Uma potência de vida
Viagem com Thiago de Mello à Freguesia do Andirá em Barreirinha, Amazonas, em dezembro de 1997 (Foto: Alberto César Araújo/Amazônia Real)
Evidentemente, a compreensão do mundo, na obra de Thiago, também abrange sua trajetória formativa pelo mundo, pelo debate acadêmico e político, pelas amizades duradouras, pela maturidade. De sua formação acadêmica na Faculdade de Medicina e Filosofia do Rio de Janeiro (1942) a passagens pela Bolívia (1958), Chile (1959, como adido cultural); do exílio político na Alemanha (1974) à experiência em França e Portugal (1975); à vida no seu berço amazônico original na Freguesia do Andirá ou Barreirinha (na famosa casa projetada por Lúcio Costa), com os colegas poetas no Clube da Madrugada, na Zona Franca de Manaus. Tudo no fio biográfico de Thiago de Mello converge para uma única visão do mundo: a da emancipação plena do homem, como ele cantou num dos seus poemas mais festejados, “Os Estatutos do Homem”, dedicados a Carlos Heitor Cony:
“Fica proibido o uso da palavra liberdade,
a qual será suprimida dos dicionários
e do pântano enganoso das bocas.
A partir deste instante
a liberdade será algo vivo e transparente
como um fogo ou um rio,
e a sua morada será sempre
o coração do homem”
Painel com o verso de Thiago de Mello na entrada do Pavilhão Matarazzo na 34ª Bienal de São Paulo (Foto: Amazônia Real)
A curadoria da 34ª Bienal de São Paulo apontou a existência de um outro poema célebre, de Bertolt Brecht, de tema análogo ao verso de “Madrugada Camponesa” que emprestou pulsão à mostra do Ibirapuera. O verso de Brecht diz: “In the dark times / Will there also be singing? / Yes, there will also be singing. / About the dark times.” (“Nos tempos sombrios / Haverá cantoria? / Sim, haverá cantoria. / Sobre os tempos sombrios.”).
“É similar, mas não é a mesma coisa. Com Thiago de Mello, é de se imaginar que se cantará sobre os tempos sombrios, mas não apenas sobre eles. Isso é importante. Especialmente aqueles que se encontram mais ameaçados, sob a mira de projetos que desejam sua extinção, sabem bem que nesse contexto todo canto é por si mesmo uma potência de vida e, como tal, desafia o desejo de morte”, diz texto da curadoria.
Os curadores da grande mostra pensaram em muitos motes e temas para a conceituação dessa mostra antes de decidirem-se pelo verso de Thiago de Mello há dois anos.

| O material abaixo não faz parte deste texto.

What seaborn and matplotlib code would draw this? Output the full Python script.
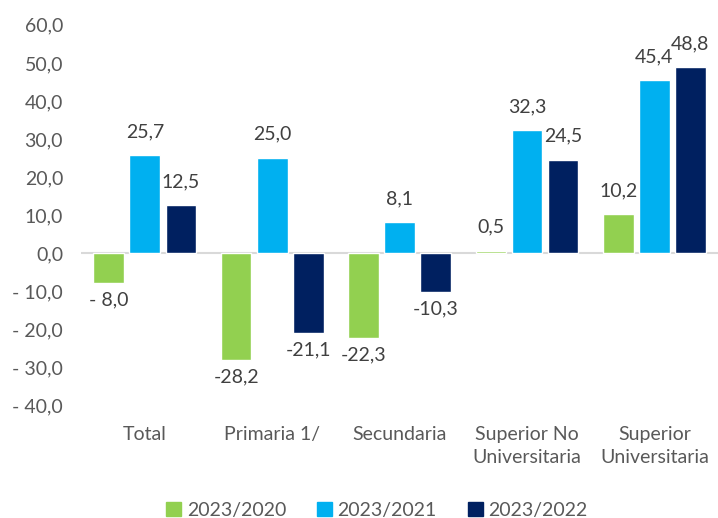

Chegaram a pensar em “Luzia”, referência à descoberta arqueológica do Museu Nacional do Rio, o crânio de uma mulher que viveu há mais de 11 mil anos (o fóssil mais antigo das Américas, destruído por um incêndio em 2018). “Decidimos chamá-la ‘Faz escuro mas eu canto’. Porque estamos em tempos escuros. E o escuro em que estamos é feito. Porque queremos olhar para esse escuro, olhar nesse escuro”, escreveram os curadores em um manifesto da exposição.